La intersección, dos avenidas. La boca del subte tenía un aire decrépito de abandono mundano, la calle parecía marchita, ordinaria. Esperé un arribo, el porvenir de quienes me encontrarían, donde yo aseguraba encontrarlo.
Pasamos por tres bares insulsos aquella noche. A cada segundo el pecho se me hinchaba más, el sentimiento parecía tomar fuerza. Yo formaba parte de una cofradía de la que estaba ausente, en otro plano, otro ensueño. Lo contemplaba a oscuras mientras hablaba, y su boca se bamboleaba sutilmente en el aire, parecía una boca superdotada, era visualmente adictiva. Entre diente y diente había un hueco pronunciado, un espacio lo suficientemente visible como para terminar de asignarse una singularidad indefectible. Los ojos, de una profundidad críptica, soberbia, eran dos fosas marinas sin superficie. Los ojos rimaban eternamente, perfectamente, con los labios. Y por entre medio de los dos surcos azules caía en pendiente una nariz asquerosamente atractiva.
Me sentí presa del candor, embobada. En un cruce de miradas entre la concurrencia y el alcohol, él -nuevamente- pareció detenido en el tiempo, después volteó la cabeza con una sonrisa aguda y luego de unos segundos reivindicó su presencia entre las copas. Yo no comprendí, - otra vez - no comprendí. Mi cara entera interrogó aquella sonrisa, una expresión tensa y apergaminada se ocultaba tras mi cigarrillo.
Hay una parte que no recuerdo, todo sucedió de forma instantánea e imperceptible. La despedida fué una marea furiosa de abrazos, palabras y melancolía... nadie sabía si el viajante volvería a hacerse presente. Le hice saber la pena que me generaba haberlo conocido la semana de su partida, él admitió reciprocidad en ésto.
Me acompañó hasta la esquina y, naturalmente, lo invité a pasar. El domingo de madrugada ya no estaría más, era ése el momento. Finalmente terminamos acá, en el esperado viernes a la noche devenido en un naciente sábado ...Todo se reproducía repetidamente entre un halo tenue de luz queriendo ser penumbra en la oscuridad del cuarto, dos colores: Un primer plano de los ojos, dos bocas que se aúnan como sombra y pavimento; cuatro manos que se magnetizan como la piel y el acero al abrigo de una nevada titánica. Era mi constitución materializada.
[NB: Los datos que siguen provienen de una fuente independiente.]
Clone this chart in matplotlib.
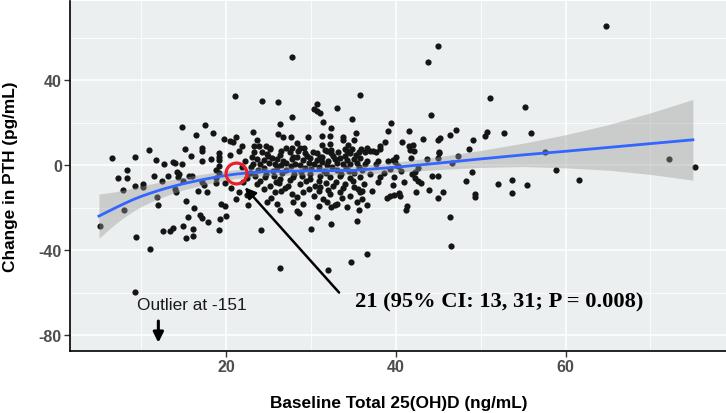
import numpy as np
import matplotlib
matplotlib.use('Agg')
import matplotlib.pyplot as plt
from matplotlib.ticker import MultipleLocator

plt.rcParams['axes.unicode_minus'] = False

# scatter points (baseline 25(OH)D, change in PTH)
pts_x = [5.1, 6.5, 7.2, 7.8, 8.0, 8.3, 8.3, 9.2, 9.2, 9.4, 9.3, 10.2, 10.2, 10.9, 11.0, 11.5, 11.7, 11.8, 11.9, 12.4,
         12.6, 12.7, 13.1, 13.4, 13.7, 13.7, 14.0, 14.0, 14.1, 14.2, 14.4, 14.3, 14.8, 14.8, 14.9, 14.9, 15.1, 15.3, 15.3, 15.5,
         15.6, 15.8, 16.0, 16.1, 16.1, 16.2, 16.4, 16.7, 16.9, 17.1, 17.1, 17.1, 17.2, 17.2, 17.4, 17.5, 17.7, 17.8, 18.2, 18.4,
         18.8, 18.8, 18.8, 19.2, 19.2, 19.2, 19.2, 19.2, 19.3, 19.4, 19.7, 19.8, 19.9, 20.0, 20.4, 20.8, 20.4, 21.0, 21.1, 20.6,
         21.2, 21.8, 19.2,
         23.2, 24.2, 26.1, 27.8, 27.7, 26.3, 26.1, 26.7, 23.6, 23.3, 23.9, 24.7, 25.2, 25.2, 27.6, 28.3, 29.6, 30.3, 30.7, 30.7,
         31.1, 31.4, 33.1, 35.8, 32.4, 31.3, 32.2, 33.8, 33.8, 34.8, 35.3, 35.1, 31.3, 32.2, 34.3, 27.1, 27.8, 28.7, 29.2, 31.6,
         32.4, 34.0, 34.8, 35.9, 36.6,
         37.3, 38.1, 38.1, 38.7, 39.1, 39.4, 40.7, 41.5, 41.5, 41.7, 42.0, 42.1, 43.2, 43.8, 44.1, 44.9, 44.9, 45.2, 45.1, 46.4,
         47.1, 47.3, 48.6, 49.1, 50.5, 50.7, 51.1, 52.7, 55.2, 55.9, 57.6, 58.9, 61.6, 64.7, 72.2, 75.2, 45.1, 45.0, 43.7, 41.8,
         40.0, 39.7, 39.9, 39.1, 37.9, 37.7, 46.6, 40.6, 42.2, 41.9, 39.3, 42.2, 42.6, 42.9, 44.3, 45.0, 39.8, 39.6, 40.9, 38.1,
         37.9, 37.2, 42.4, 43.9, 45.5, 39.3, 39.0, 39.8, 40.4, 40.5, 44.9, 41.3, 49.3, 49.3, 48.2, 49.0, 52.0, 53.7, 55.4, 53.7,
         36.0, 41.2, 46.4, 46.5, 36.6, 34.7, 37.0, 37.7,
         24.1, 26.3, 26.3, 28.3, 28.6, 30.7, 30.0, 32.4, 32.4, 32.0, 35.4, 35.7, 36.6, 32.8,
         23.3, 24.2, 24.8, 26.5, 27.5, 28.5, 29.3, 30.2, 30.7, 31.9, 32.4, 33.2, 34.2, 34.6, 35.6, 36.4,
         23.6, 24.4, 25.4, 26.0, 26.7, 27.7, 28.3, 29.1, 29.9, 30.7, 31.3, 32.0, 32.8, 33.4, 34.2, 35.0, 35.8, 36.6,
         23.2, 24.0, 25.0, 25.8, 26.5, 27.1, 28.1, 28.7, 29.7, 30.3, 31.3, 31.9, 33.0, 33.8, 34.6, 35.4, 36.4,
         23.8, 25.5, 27.0, 28.8, 30.0, 31.5, 33.0, 34.5, 36.0,
         23.4, 24.6, 25.6, 26.3, 27.9, 28.9, 29.9, 31.1, 32.2, 33.4, 34.6, 35.8,
         23.6, 25.2, 26.2, 27.3, 28.7, 30.5, 31.1, 31.7, 32.6, 34.0, 35.0, 36.2,
         25.8, 26.5, 27.7, 29.1, 30.3, 30.9, 32.2, 33.4, 34.6, 35.8,
         24.8, 26.0, 27.9, 29.1, 30.9, 31.9, 33.0, 34.2, 35.4,
         23.0, 24.9, 26.3, 27.9, 29.5, 31.0, 32.6, 34.0, 35.3,
         22.9, 24.5, 26.0, 27.6, 29.3, 30.9, 32.5, 34.1, 35.7,
         24.0, 25.9, 27.5, 29.4, 30.9, 32.9, 34.9,
         24.4, 26.9, 29.7, 32.0, 33.8, 35.5,
         25.3, 28.3, 31.4, 33.6, 36.0,
         21.5, 22.2, 21.8, 22.5, 22.0, 21.5, 22.5, 22.6,
         22.8, 24.7, 26.6, 28.0, 29.9, 31.7, 33.5, 35.1, 36.9, 38.6, 40.2, 42.6]
pts_y = [-28.7, 3.3, -6.1, -11.9, -21.2, -2.2, -6.1, 3.6, -9.7, -33.8, -59.6, -8.9, -10.5, 6.9, -39.7, -5.0, 2.4, -15.2, -18.8, -7.4,
         -31.2, 0.3, -5.2, -31.2, -29.8, 1.4, 1.0, -11.3, -12.9, -3.3, -4.2, -5.8, 18.0, 0.5, -7.4, -28.6, 7.7, -34.5, -16.8, -24.6,
         -5.2, 4.4, -5.2, -33.6, -30.0, -20.0, 14.0, -12.0, -23.6, -24.8, 2.0, -7.8, 8.0, 6.7, -9.5, 19.0, -12.9, -27.0, 2.8, 14.9,
         -2.2, -6.1, -8.5, 5.8, 3.9, 2.4, -0.3, -30.6, -25.3, -18.4, 12.5, -19.1, -8.5, -23.8, 11.4, 11.0, 4.6, 32.4, -16.0, -11.0,
         13.0, 8.9, -3.8,
         15.8, 30.3, 29.6, 51.1, 22.8, 19.2, 14.6, 13.0, 11.8, 8.8, 9.1, 9.1, 8.2, 7.5, 13.3, 10.5, 13.0, 26.5, 28.9, 25.6,
         24.6, 20.3, 27.1, 32.8, 17.3, 13.8, 13.8, 13.3, 11.8, 21.8, 15.2, 11.8, 9.3, 9.8, 9.4, 7.9, 7.9, 7.9, 7.9, 7.0,
         7.2, 7.4, 7.5, 7.5, 8.0,
         6.7, 9.1, 7.8, 11.1, 16.1, 19.7, 11.0, 16.1, 8.9, 7.0, 9.5, 6.8, 12.5, 48.6, 23.5, 55.9, 11.9, 12.8, 6.0, 14.3,
         16.6, 4.4, 7.5, 11.6, 13.8, 15.8, 31.7, 15.0, 27.3, 15.0, 6.0, -2.2, -6.9, 65.7, 3.0, -0.8, 5.6, 3.4, 3.0, 3.3,
         3.6, 2.5, 1.6, 1.7, 1.9, 0.5, 1.1, -2.8, -3.4, -4.4, -1.8, -6.1, -7.4, -8.2, -5.3, -5.3, -5.8, -9.3, -8.1, -5.5,
         -7.8, -12.1, -12.9, -11.9, -12.9, -14.4, -15.7, -14.0, -13.3, -14.4, -15.4, -19.2, -13.6, -15.2, -7.4, -3.4, -8.8, -7.0, -9.5, -13.3,
         -12.0, -21.2, -24.3, -38.1, -41.7, -45.5, 6.7, 6.3,
         -30.6, -21.2, -48.3, -21.8, -22.6, -24.3, -30.3, -27.6, -19.7, -49.6, -26.5, -21.0, -19.0, -18.8,
         6.0, 6.3, 5.2, 6.7, 6.0, 6.7, 5.6, 6.2, 5.6, 6.7, 5.6, 6.0, 6.7, 5.6, 6.2, 6.0,
         2.8, 2.5, 3.3, 2.8, 2.0, 2.8, 3.6, 2.4, 3.1, 2.5, 3.6, 2.0, 2.8, 3.1, 2.4, 2.8, 3.1, 2.0,
         0.5, 0.5, 1.0, 0.5, 0.2, 1.0, 0.5, 0.2, 1.0, 0.5, 1.3, 0.2, 1.0, 0.5, 0.5, 1.0, 0.5,
         -2.2, -3.0, -2.4, -3.2, -2.0, -2.8, -2.2, -3.0, -2.5,
         -5.0, -5.8, -5.0, -6.6, -5.8, -5.0, -6.6, -5.3, -5.8, -5.0, -6.3, -5.8,
         -9.0, -9.8, -8.2, -9.8, -9.0, -9.8, -10.5, -8.2, -9.8, -9.0, -10.5, -9.0,
         -12.9, -12.1, -13.7, -12.9, -14.4, -12.1, -13.7, -12.9, -14.4, -12.9,
         -17.6, -18.4, -17.6, -18.4, -19.2, -17.6, -18.4, -19.9, -17.6,
         4.0, 4.4, 4.6, 4.0, 4.4, 4.0, 4.5, 4.2, 4.6,
         -0.8, -1.2, -1.0, -0.6, -1.3, -0.9, -0.7, -1.2, -0.8,
         -7.4, -7.8, -7.2, -7.6, -7.4, -7.8, -7.6,
         -11.2, -10.8, -11.3, -11.6, -10.9, -11.1,
         -15.6, -15.2, -15.8, -15.4, -16.0,
         6.5, 2.0, -1.0, -6.0, -8.0, -12.5, -14.0, -19.0,
         -3.9, -4.1, -3.7, -4.0, -4.2, -3.8, -4.1, -3.9, -4.4, -3.6, -0.4, -1.6]

# smoother (loess)
fit_x = [5, 6, 7, 8, 9, 10, 11, 12, 13, 15, 17, 19, 21, 23, 25, 30, 35, 40, 45, 50, 55, 60, 65, 70, 75]
fit_y = [-24.0, -22.0, -20.0, -18.1, -16.3, -14.7, -13.3, -12.0, -10.8, -8.7, -7.0, -5.5, -4.3, -3.5, -3.0, -2.7, -2.5,
         -1.0, 0.9, 2.9, 4.8, 6.5, 8.3, 10.1, 11.9]
fit_se = [10.4, 8.9, 7.5, 6.4, 5.5, 4.8, 4.3, 3.9, 3.5, 2.9, 2.6, 2.3, 2.1, 2.0, 1.9, 1.9, 2.0, 2.4, 3.0, 4.0, 5.5,
          7.8, 10.7, 14.5, 19.0]

optimum = (21.2, -3.8)
note = '21 (95% CI: 13, 31; P = 0.008)'

fig = plt.figure(figsize=(7.26, 4.14), dpi=100)
ax = fig.add_axes([0.0968, 0.1498, 0.9032, 0.8452])
ax.set_facecolor('#ECEFEF')

fx = np.array(fit_x)
fy = np.array(fit_y)
fs = np.array(fit_se)

ax.scatter(pts_x, pts_y, s=20, color='#151515', linewidths=0, zorder=3)
ax.fill_between(fx, fy - fs, fy + fs, color='#999999', alpha=0.4, linewidth=0, zorder=4)
ax.plot(fx, fy, color='#3366FF', lw=2.0, zorder=5)

ax.plot([optimum[0]], [optimum[1]], marker='o', ms=15, mfc='none', mec='#E8202A', mew=2.3, zorder=6)

ax.annotate('', xy=(22.2, -10.5), xytext=(33.3, -60),
            arrowprops=dict(arrowstyle='-|>', color='black', lw=1.8, mutation_scale=16,
                            shrinkA=0, shrinkB=0), zorder=7)
ax.text(35.2, -66.4, note, family='Liberation Serif', fontweight='bold', fontsize=16.2,
        va='baseline', ha='left', zorder=7)

ax.text(15.9, -65.4, 'Outlier at -151', family='Liberation Sans', fontsize=12.4,
        ha='center', va='center', color='#1a1a1a')
ax.annotate('', xy=(12.0, -83.6), xytext=(12.0, -73.4),
            arrowprops=dict(arrowstyle='-|>', color='black', lw=2.2, mutation_scale=15,
                            shrinkA=0, shrinkB=0))

ax.set_xlim(1.62, 78.9)
ax.set_ylim(-87.5, 77.2)
ax.xaxis.set_major_locator(MultipleLocator(20))
ax.xaxis.set_minor_locator(MultipleLocator(10))
ax.yaxis.set_major_locator(MultipleLocator(40))
ax.yaxis.set_minor_locator(MultipleLocator(20))
ax.grid(which='major', color='white', lw=1.1, zorder=0)
ax.grid(which='minor', color='white', lw=0.55, zorder=0)
ax.set_axisbelow(True)

for s in ['top', 'right']:
    ax.spines[s].set_visible(False)
for s in ['left', 'bottom']:
    ax.spines[s].set_color('black')
    ax.spines[s].set_linewidth(1.2)

ax.tick_params(which='major', length=4, width=1, color='#333333', labelcolor='#4D4D4D', labelsize=11.5, pad=2)
ax.tick_params(which='minor', length=0)
for lab in ax.get_xticklabels() + ax.get_yticklabels():
    lab.set_fontweight('bold')
    lab.set_family('Liberation Sans')

ax.set_xlabel('Baseline Total 25(OH)D (ng/mL)', family='Liberation Sans', fontweight='bold', fontsize=12.4)
ax.set_ylabel('Change in PTH (pg/mL)', family='Liberation Sans', fontweight='bold', fontsize=12.4)
ax.xaxis.set_label_coords(0.501, -0.126)
ax.yaxis.set_label_coords(-0.08, 0.5)
ax.xaxis.label.set_va('top')

fig.savefig('out.png', dpi=100)
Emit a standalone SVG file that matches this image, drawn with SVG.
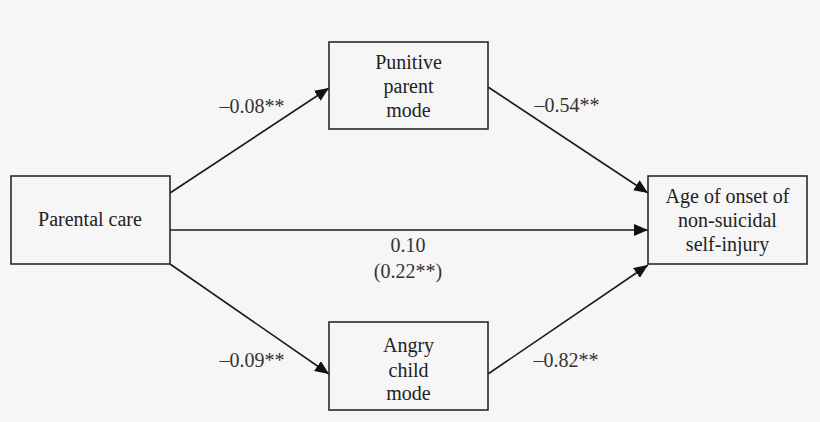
<svg xmlns="http://www.w3.org/2000/svg" width="820" height="422" viewBox="0 0 820 422">
<style>
.bg{fill:#f6f6f6}
.box{fill:#f6f6f6;stroke:#2a2a2a;stroke-width:1.6}
.t{font-family:'Liberation Serif','DejaVu Serif',serif;font-size:20px;fill:#222;text-anchor:middle}
.lab{font-family:'Liberation Serif','DejaVu Serif',serif;font-size:20px;fill:#333;text-anchor:middle}
.edge{stroke:#1a1a1a;stroke-width:1.6;fill:none;marker-end:url(#arr)}
</style>
<defs>
<marker id="arr" markerUnits="userSpaceOnUse" markerWidth="14" markerHeight="12" refX="14" refY="6" orient="auto">
<path d="M0,0 L14,6 L0,12 z" fill="#111"/>
</marker>
</defs>
<rect class="bg" x="0" y="0" width="820" height="422"/>
<g id="connectors">
<line class="edge" x1="170" y1="193" x2="329" y2="88"/>
<line class="edge" x1="170" y1="230" x2="648" y2="230"/>
<line class="edge" x1="170" y1="264" x2="329" y2="374"/>
<line class="edge" x1="488" y1="87" x2="648" y2="193"/>
<line class="edge" x1="488" y1="374" x2="648" y2="265"/>
<text class="lab" x="252" y="113">–0.08**</text>
<text class="lab" x="567" y="112">–0.54**</text>
<text class="lab" x="408" y="252">0.10</text>
<text class="lab" x="408" y="278">(0.22**)</text>
<text class="lab" x="252" y="367">–0.09**</text>
<text class="lab" x="566" y="367">–0.82**</text>
</g>
<g id="parental-care">
<rect class="box" x="11" y="176" width="159" height="88"/>
<text class="t" x="90" y="226">Parental care</text>
</g>
<g id="punitive-parent-mode">
<rect class="box" x="329" y="42" width="159" height="87"/>
<text class="t" x="408.5" y="69">Punitive</text>
<text class="t" x="408.5" y="93">parent</text>
<text class="t" x="408.5" y="117">mode</text>
</g>
<g id="angry-child-mode">
<rect class="box" x="329" y="322" width="159" height="88"/>
<text class="t" x="408.5" y="352">Angry</text>
<text class="t" x="408.5" y="377">child</text>
<text class="t" x="408.5" y="400">mode</text>
</g>
<g id="age-of-onset">
<rect class="box" x="648" y="176" width="159" height="88"/>
<text class="t" x="727.5" y="203">Age of onset of</text>
<text class="t" x="727.5" y="227">non-suicidal</text>
<text class="t" x="727.5" y="251">self-injury</text>
</g>
</svg>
Esa fué nuestra primera y última vez.
Ahora duermo y no lo puedo encontrar. Cuando parece suceder, el nitrato se desintegra. El nitrato. No... la realidad, el despertar. El ensueño se, el ensueño se evanesce.
Él se fue, yo me fuí... nos fuimos; aunque nunca hubo lugar para el "nosotros"... solo está este recuerdo que resiste en este tiempo muerto que yo decido perpetuar.
Aún reflexiono... por qué narro ésto en primera persona si en realidad mi objetivo era mantener oculta esta experiencia, y la respuesta más sensata que encuentro es la vivencia misma. Es que no terminó, aquel viernes aún no terminó...

Hoy se cumple una semana de mi extinción material. No quiero decir cómo fue, sólo se que estaba viajando en un colectivo hacia Constitución y que llegaba tarde. Utilizo a alguien -sexo y edad indistintos-, una persona "x"  para sustanciar ésto... ésto. 
Ahora, soy el alba que se adormece antes de su despertar prematuro, soy el aire perenne y solitario que navega en el epicentro del océano. La materia pereció en un blanco constante y detuvo las horas. El tiempo y la materialidad me arrebataron los momentos, pero yo al tiempo le arrebato los recuerdos.